The model of figure 9 is an idealization. The interactions described are not necessarily complete: the weaker vortex may be sheared apart, with one portion becoming entrained by the stronger one while the other portion remains distinct. The constant shearing also tends to introduce large eccentricities into the streamwise cores as visualizations in figures 6 and 8 reveal.

4. Discussion and conclusions

The wake of this particular geometry can be described in terms of the evolution of horseshoe vortices shed from the sides and trailing edge of the panel. The model presented in figure 9 represents the flow well for approximately 0.20 < St < 0.25. Experiments not presented here indicate that the wake patterns and vortex skeleton model of figures 1 and 9 are quite robust with respect to changes in Reynolds number, aspect ratio, and amplitude, with some modification to the Strouhal number at which the transitions occur.

The variation in strength of the legs of each horseshoe implies that the degree of overlap of the structures is important to vortex dynamics in the wake.
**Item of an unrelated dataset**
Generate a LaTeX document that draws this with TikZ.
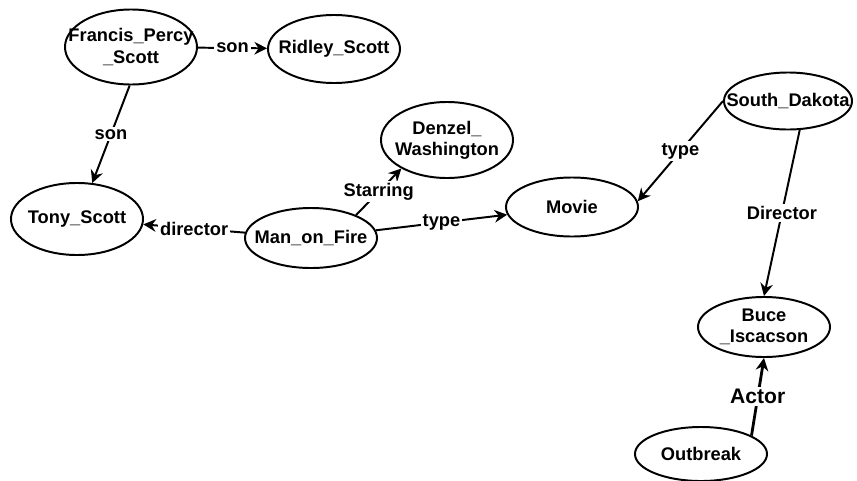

In this context it is perhaps more useful to characterize the wake in terms of the reduced frequency k = f C/U which is useful for low-aspect-ratio foils because it provides an indication of the degree of overlap of vortical structures shed in consecutive half-cycles. For the three cases in figure 1, k = 1.4, 2.6, and 3.9, respectively. At k = 1.4, the case examined in detail here, each horseshoe undergoes two interactions with subsequently shed horseshoes before it is completely entrained. Likewise, because the horseshoes have a greater degree of overlap at higher reduced frequency, the interacting vortices would have more equal strengths. This has two forseeable effects. First, the streamwise counter-rotating pairs formed by consecutive horseshoes will have a more persistent mutual induction in the spanwise direction, which manifests itself in the spanwise compression observed in the side view of figure 1(b). Secondly, with more similar strengths, the horseshoes will be less inclined to merge. Therefore, a more complex structure will result, such as the one presented in figure 1(b).

Considering the variations with reduced frequency or Strouhal number described above, the present work yields a wake structure that is completely consistent with that of Guglielmini (2004). At low non-dimensional frequencies both wakes take the form of a von Kármán vortex street, whereas at higher frequencies the wakes split. The lack of a leading-edge vortex in the present case does not qualitatively alter the appearance of the wake in comparison to Guglielmini’s computations because the leading-edge vortex becomes intertwined with the trailing-edge vortex of the subsequent cycle. The wake visualizations of Dong et al. (2005) are also consistent with figure 1(b) and the computations of Guglielmini. On the other hand, von Ellenrieder et al. (2003) observe a wake structure in which a portion of the trailing-edge vortex separates from an otherwise simple chain of vortex rings of alternating sign. This wake may represent a transitional state between the two patterns observed in figures 1(a) and 1(b) and by Guglielmini (2004).

A striking similarity, however, exists between the present wake model and the rendering of Govardhan & Williamson (2005) for the wake of a vibrating sphere. This is an excellent example of the ubiquity of this type of wake structure despite great differences in geometry.